Melafazkan ijab dari pemilik modal, misalnya aku serahkan uang ini kepadamu
untuk dagang jika ada keuntungan akan dibagi dua dan kabul dari pengelola.
D. Hikmah dan Pembagian Mudharabah
Dilihat dari transaksi (akad) yang
dilakukan oleh shahibul mal dan mudharib, mudharabah terbagi
menjadi :
a) Mudharabah Muqayyadah ( Restricted Investment Account ),
yaitu bentuk kerja sama antara dengan syarat-syarat dan batasan tertentu.
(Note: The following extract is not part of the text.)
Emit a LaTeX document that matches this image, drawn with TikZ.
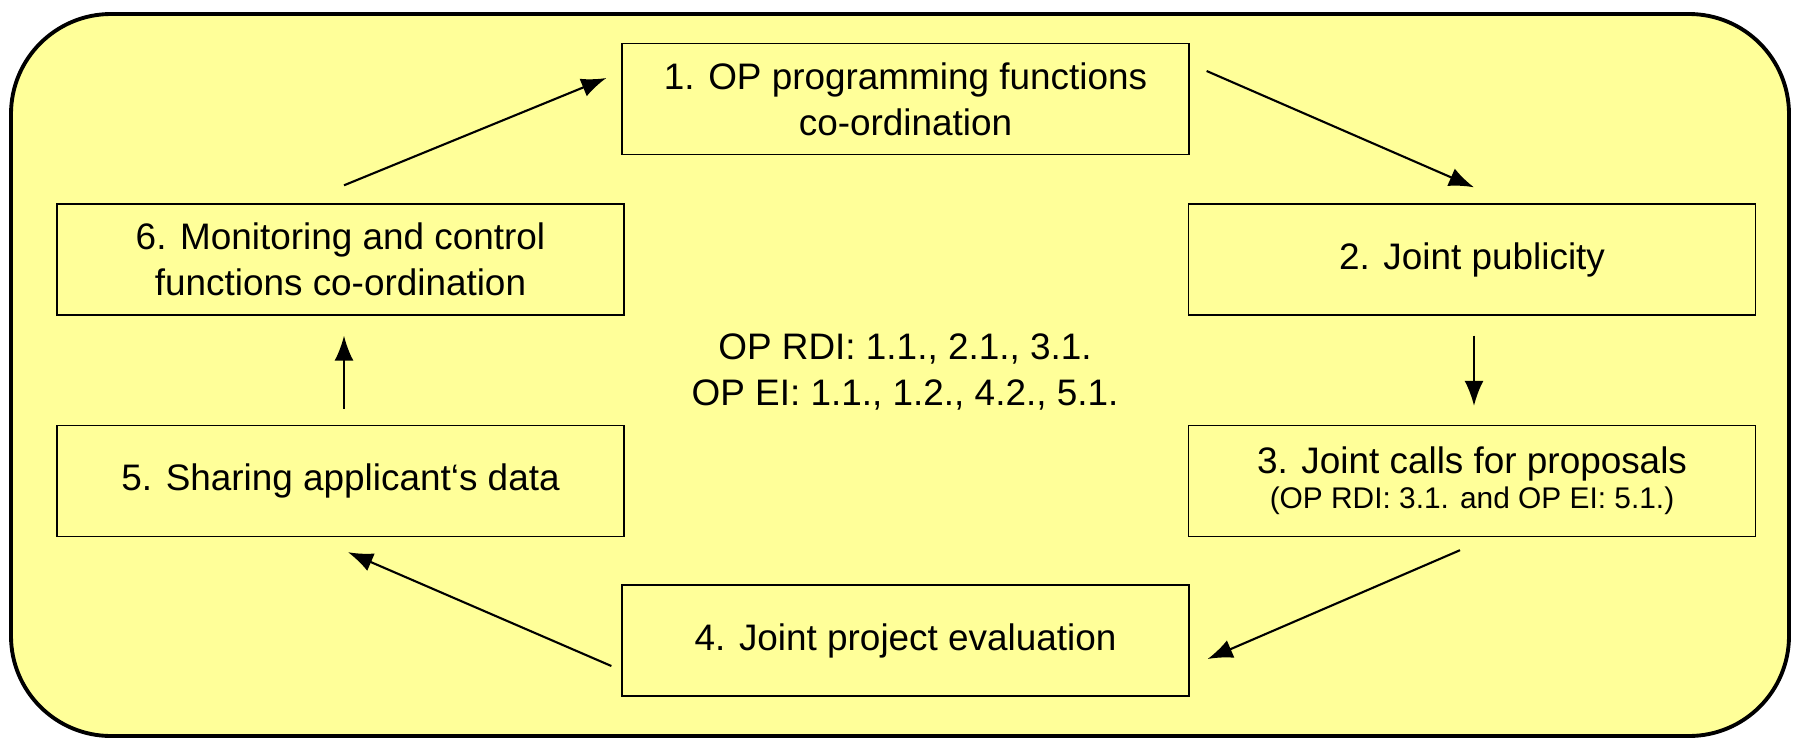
\documentclass[tikz,border=0pt]{standalone}
\usepackage{fontspec}
\setmainfont{Liberation Sans}
\usepackage{tikz}
\usetikzlibrary{arrows.meta}
\definecolor{paleyellow}{HTML}{FFFF99}

\begin{document}
\begin{tikzpicture}[x=0.02cm, y=-0.02cm, every node/.style={draw, fill=paleyellow, align=center, minimum width=11.34cm, minimum height=2.22cm, line width=0.8pt, font=\fontsize{21}{26}\selectfont}]
	\tikzset{flow/.style={-{Latex[length=0.5cm,width=0.38cm]}, line width=1.2pt}}
	\useasboundingbox (0,0) rectangle (1796,741);
	\draw[line width=2.2pt, fill=paleyellow, rounded corners=2cm] (11,14) rectangle (1789,736);
	\node (n1) at (905.5,99)  {1. OP programming functions\\co-ordination};
	\node (n2) at (1472,259.5) {2. Joint publicity};
	\node (n3) at (1472,481)  {3. Joint calls for proposals\\[-6pt]{\fontsize{17}{21}\selectfont (OP RDI: 3.1. and OP EI: 5.1.)}};
	\node (n4) at (905.5,640.5) {4. Joint project evaluation};
	\node (n5) at (340.5,481)  {5. Sharing applicant‘s data};
	\node (n6) at (340.5,259.5) {6. Monitoring and control\\functions co-ordination};
	\node[draw=none, fill=none] (codes) at (905,372) {OP RDI: 1.1., 2.1., 3.1.\\OP EI: 1.1., 1.2., 4.2., 5.1.};
	\draw[flow] ([shift={(3.5,-18)}]n6.north) -- ([shift={(-15,-21)}]n1.west);
	\draw[flow] ([shift={(17,-28)}]n1.east) -- ([shift={(2,-16)}]n2.north);
	\draw[flow] ([shift={(2,20)}]n2.south) -- ([shift={(2,-19)}]n3.north);
	\draw[flow] ([shift={(-12,13)}]n3.south) -- ([shift={(18,18.5)}]n4.east);
	\draw[flow] ([shift={(-10,25.5)}]n4.west) -- ([shift={(7.5,15)}]n5.south);
	\draw[flow] ([shift={(3.5,-16)}]n5.north) -- ([shift={(3.5,20)}]n6.south);
	\end{tikzpicture}
\end{document}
Dimana
shahibul mal membatasi jenis usaha, waktu atau tempat usaha. Dalam istilah ekonomi Islam modern, jenis
mudharabah ini disebut Restricted Investment Account. Batasan-batasan
tersebut dimaksudkan untuk menyelamatkan modalnya dari resiko kerugian. Syarat-syarat
itu harus dipenuhi oleh si mudharib. Apabila mudharib melanggar
batasan-batasan ini, maka ia harus bertanggung jawab atas kerugian yang timbul.
Pembatasan
pada jenis mudharabah ini diperselisihkan para ulama mengenai keabsahannya.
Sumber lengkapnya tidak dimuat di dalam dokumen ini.